Tony: Well if you look at Granny’s place she has Italian sodas and an espresso machine, and occasionally there’s biscotti on the counter. So I’m thinking Geppetto spends a lot of time in there.
Diane: Well I think it’s fate now! That would be great. So do you think we’ll see August again? Characters do come back - like Sheriff Graham.
Tony: Oh yeah, I think we’ll see him again, at the very least in flashbacks. He’s a terrific actor. My other favorite scene that I really enjoyed in the show is in the first season where I’m working on the clock, and I don’t know who August is, but he knows who I am. Such a wonderful scene. We don’t know at this point how our characters will develop in the future, but I’m sure it will be great. I love working with Lana and Beverly and Ginnifer and Josh. And I actually had a little bit of contact with Robert Carlyle, who was terrific. He’s one of the highlights on the show, without question.
Diane: So my last question for you, considering your wonderful body of work, is this: do you still have any dream directors you'd like to work with, or actors or roles?
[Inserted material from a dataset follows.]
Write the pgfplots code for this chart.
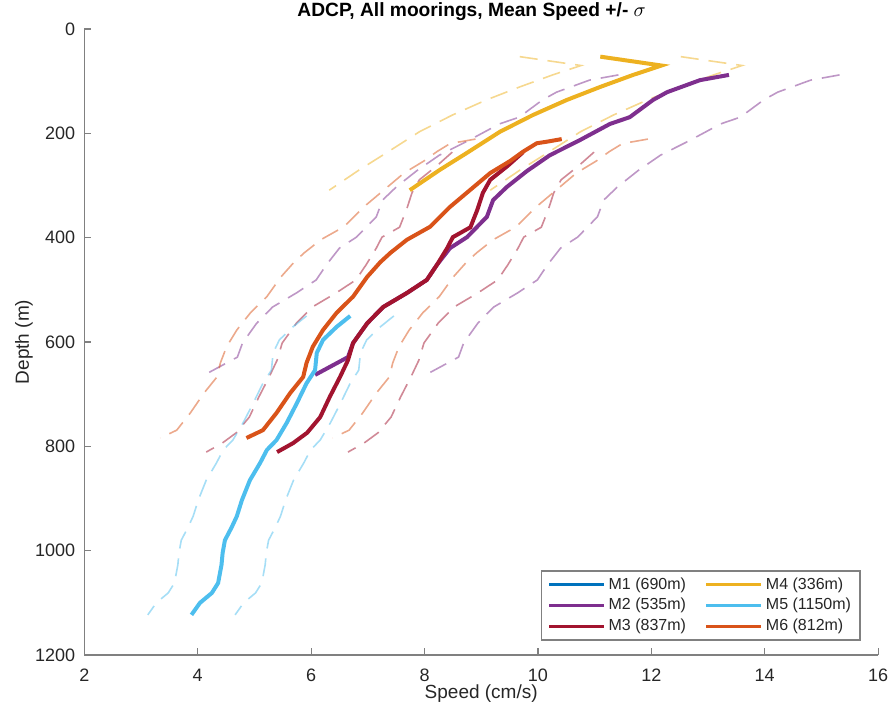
\documentclass[border=0pt]{standalone}
\usepackage{pgfplots}
\pgfplotsset{compat=1.18}
\usepackage{fontspec}
\setmainfont{Liberation Sans}
\definecolor{mA}{rgb}{0,0.447,0.741}
\definecolor{mB}{rgb}{0.494,0.184,0.556}
\definecolor{mC}{rgb}{0.635,0.078,0.184}
\definecolor{mD}{rgb}{0.929,0.694,0.125}
\definecolor{mE}{rgb}{0.301,0.745,0.933}
\definecolor{mF}{rgb}{0.850,0.325,0.098}
\definecolor{axgray}{rgb}{0.5,0.5,0.5}
\definecolor{txtgray}{rgb}{0.15,0.15,0.15}
\begin{document}
\begin{tikzpicture}
\useasboundingbox (-42.15pt,-29pt) rectangle (403.85pt,327.5pt);
\begin{axis}[
  at={(0pt,0pt)}, anchor=south west,
  scale only axis, width=396.9pt, height=313pt,
  xmin=2, xmax=16, ymin=0, ymax=1200,
  y dir=reverse,
  axis x line*=bottom, axis y line*=left,
  axis line style={color=axgray, line width=0.6pt},
  tick align=inside, major tick length=3.5pt,
  tick style={color=axgray, line width=0.6pt},
  xtick={2,4,...,16}, ytick={0,200,...,1200},
  /pgf/number format/assume math mode=true,
  /pgf/number format/1000 sep={},
  tick label style={font=\fontsize{9}{10}\selectfont, text=txtgray},
  xticklabel style={yshift=-3.5pt},
  yticklabel style={xshift=-1pt},
  every axis x label/.style={at={(axis description cs:0.5,-0.0687)}, anchor=base, font=\fontsize{9.5}{11}\selectfont, text=txtgray},
  every axis y label/.style={at={(axis description cs:-0.076,0.5)}, rotate=90, anchor=center, font=\fontsize{9.5}{11}\selectfont, text=txtgray},
  every axis title/.style={at={(axis description cs:0.488,1.020)}, anchor=base, font=\bfseries\fontsize{9.6}{11}\selectfont},
  xlabel={Speed (cm/s)}, ylabel={Depth (m)},
  title={ADCP, All moorings, Mean Speed +/- $\sigma$},
  legend columns=2,
  legend cell align=left,
  legend image code/.code={\draw[#1, line width=1.5pt] (0pt,0pt) -- (27.5pt,0pt);},
  legend style={at={(axis description cs:0.978,0.023)}, anchor=south east,
    draw=axgray, line width=0.6pt, fill=white,
    font=\fontsize{8}{9}\selectfont, text=txtgray,
    inner xsep=3pt, inner ysep=1.75pt,
    nodes={inner sep=1.5pt, text height=5.8pt, text depth=1.55pt},
    /tikz/every even column/.append style={column sep=8pt}},
  dashed line/.style={line width=0.8pt, opacity=0.5, dash pattern=on 9pt off 5pt},
  solid line/.style={line width=2pt},
]
% ---- M2 ----
\addplot[forget plot, mB, dashed line] coordinates {(11.42,88) (10.91,98) (10.33,121) (10.08,136) (9.67,169) (9.32,182) (8.79,213) (8.26,242) (7.86,272) (7.50,303) (7.26,328) (7.15,360) (6.80,399) (6.50,420) (6.27,452) (6.09,481) (5.74,506) (5.32,533) (5.04,564) (4.79,602) (4.70,629) (4.12,663)};
\addplot[forget plot, mB, dashed line] coordinates {(15.32,88) (14.81,98) (14.23,121) (13.98,136) (13.57,169) (13.22,182) (12.69,213) (12.16,242) (11.76,272) (11.40,303) (11.16,328) (11.05,360) (10.70,399) (10.40,420) (10.17,452) (9.99,481) (9.64,506) (9.22,533) (8.94,564) (8.69,602) (8.60,629) (8.02,663)};
% ---- M3 ----
\addplot[forget plot, mC, dashed line] coordinates {(8.49,236) (8.21,263) (7.91,289) (7.78,314) (7.68,347) (7.56,380) (7.25,399) (7.15,420) (6.97,452) (6.79,481) (6.44,506) (6.02,533) (5.74,564) (5.49,602) (5.40,635) (5.26,667) (5.08,705) (4.91,744) (4.68,774) (4.43,794) (4.15,811)};
\addplot[forget plot, mC, dashed line] coordinates {(10.99,236) (10.71,263) (10.41,289) (10.28,314) (10.18,347) (10.06,380) (9.75,399) (9.65,420) (9.47,452) (9.29,481) (8.94,506) (8.52,533) (8.24,564) (7.99,602) (7.90,635) (7.76,667) (7.58,705) (7.41,744) (7.18,774) (6.93,794) (6.65,811)};
% ---- M4 ----
\addplot[forget plot, mD, dashed line] coordinates {(9.68,53) (10.76,70) (10.26,88) (9.68,111) (9.09,136) (8.49,165) (7.91,197) (7.68,213) (7.32,238) (6.85,270) (6.32,309)};
\addplot[forget plot, mD, dashed line] coordinates {(12.52,53) (13.60,70) (13.10,88) (12.52,111) (11.93,136) (11.33,165) (10.75,197) (10.52,213) (10.16,238) (9.69,270) (9.16,309)};
% ---- M5 ----
\addplot[forget plot, mE, dashed line] coordinates {(5.92,550) (5.68,571) (5.44,596) (5.33,621) (5.30,654) (5.15,679) (4.98,717) (4.80,755) (4.62,788) (4.45,807) (4.33,832) (4.15,865) (4.01,903) (3.92,934) (3.83,955) (3.71,980) (3.67,1004) (3.65,1027) (3.59,1062) (3.48,1081) (3.27,1100) (3.12,1123)};
\addplot[forget plot, mE, dashed line] coordinates {(7.46,550) (7.22,571) (6.98,596) (6.87,621) (6.84,654) (6.69,679) (6.52,717) (6.34,755) (6.16,788) (5.99,807) (5.87,832) (5.69,865) (5.55,903) (5.46,934) (5.37,955) (5.25,980) (5.21,1004) (5.19,1027) (5.13,1062) (5.02,1081) (4.81,1100) (4.66,1123)};
% ---- M6 ----
\addplot[forget plot, mF, dashed line] coordinates {(8.90,211) (8.64,216) (8.46,219) (8.22,235) (7.99,253) (7.64,276) (7.28,309) (6.93,341) (6.58,379) (6.17,404) (5.88,429) (5.70,447) (5.47,475) (5.22,513) (4.93,544) (4.69,577) (4.51,609) (4.40,640) (4.34,667) (4.11,698) (3.87,736) (3.63,769) (3.34,784)};
\addplot[forget plot, mF, dashed line] coordinates {(11.94,211) (11.68,216) (11.50,219) (11.26,235) (11.03,253) (10.68,276) (10.32,309) (9.97,341) (9.62,379) (9.21,404) (8.92,429) (8.74,447) (8.51,475) (8.26,513) (7.97,544) (7.73,577) (7.55,609) (7.44,640) (7.38,667) (7.15,698) (6.91,736) (6.67,769) (6.38,784)};
% ---- means ----
\addplot[forget plot, mB, solid line] coordinates {(13.37,88) (12.86,98) (12.28,121) (12.03,136) (11.62,169) (11.27,182) (10.74,213) (10.21,242) (9.81,272) (9.45,303) (9.21,328) (9.10,360) (8.75,399) (8.45,420) (8.22,452) (8.04,481) (7.69,506) (7.27,533) (6.99,564) (6.74,602) (6.65,629) (6.07,663)};
\addplot[forget plot, mC, solid line] coordinates {(9.74,236) (9.46,263) (9.16,289) (9.03,314) (8.93,347) (8.81,380) (8.50,399) (8.40,420) (8.22,452) (8.04,481) (7.69,506) (7.27,533) (6.99,564) (6.74,602) (6.65,635) (6.51,667) (6.33,705) (6.16,744) (5.93,774) (5.68,794) (5.40,811)};
\addplot[forget plot, mD, solid line] coordinates {(11.10,53) (12.18,70) (11.68,88) (11.10,111) (10.51,136) (9.91,165) (9.33,197) (9.10,213) (8.74,238) (8.27,270) (7.74,309)};
\addplot[forget plot, mE, solid line] coordinates {(6.69,550) (6.45,571) (6.21,596) (6.10,621) (6.07,654) (5.92,679) (5.75,717) (5.57,755) (5.39,788) (5.22,807) (5.10,832) (4.92,865) (4.78,903) (4.69,934) (4.60,955) (4.48,980) (4.44,1004) (4.42,1027) (4.36,1062) (4.25,1081) (4.04,1100) (3.89,1123)};
\addplot[forget plot, mF, solid line] coordinates {(10.42,211) (10.16,216) (9.98,219) (9.74,235) (9.51,253) (9.16,276) (8.80,309) (8.45,341) (8.10,379) (7.69,404) (7.40,429) (7.22,447) (6.99,475) (6.74,513) (6.45,544) (6.21,577) (6.03,609) (5.92,640) (5.86,667) (5.63,698) (5.39,736) (5.15,769) (4.86,784)};
% ---- legend (column-wise order as in the reference) ----
\addlegendimage{mA}\addlegendentry{M1 (690m)}
\addlegendimage{mD}\addlegendentry{M4 (336m)}
\addlegendimage{mB}\addlegendentry{M2 (535m)}
\addlegendimage{mE}\addlegendentry{M5 (1150m)}
\addlegendimage{mC}\addlegendentry{M3 (837m)}
\addlegendimage{mF}\addlegendentry{M6 (812m)}
\end{axis}
\end{tikzpicture}
\end{document}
Tony: The only desire I really have is for work to still be coming in for me. It’s a strange profession and there have been a couple of points where I said to myself, “You know, it’s been a lovely life, but things are starting to wind down”—and then all of a sudden things will pick up again. I’ve been able to do this for over 35 years in film and television. So I just feel very fortunate to continue to be able to work on projects that interest me. I mean, of course, who wouldn’t want to work with Ang Lee? Who wouldn’t want to work with Tarantino? But on the other hand, I’ve had the chance to work with wonderful people—John Sayles, Martin Campbell, and all of the people on Stargate, and then Ralph Hemecker, Adam Horowitz and Eddy Kitsis of Once Upon a Time. So I haven’t had a bad run!
Diane: Yes, you’ve done fabulously well! And thank you so much for taking time out to talk with us today—all of your fans will appreciate it and they’ll be thrilled to read this interview because so many people have been admiring your work for a long time.
Tony: Thank you, and please tell them that I appreciate it!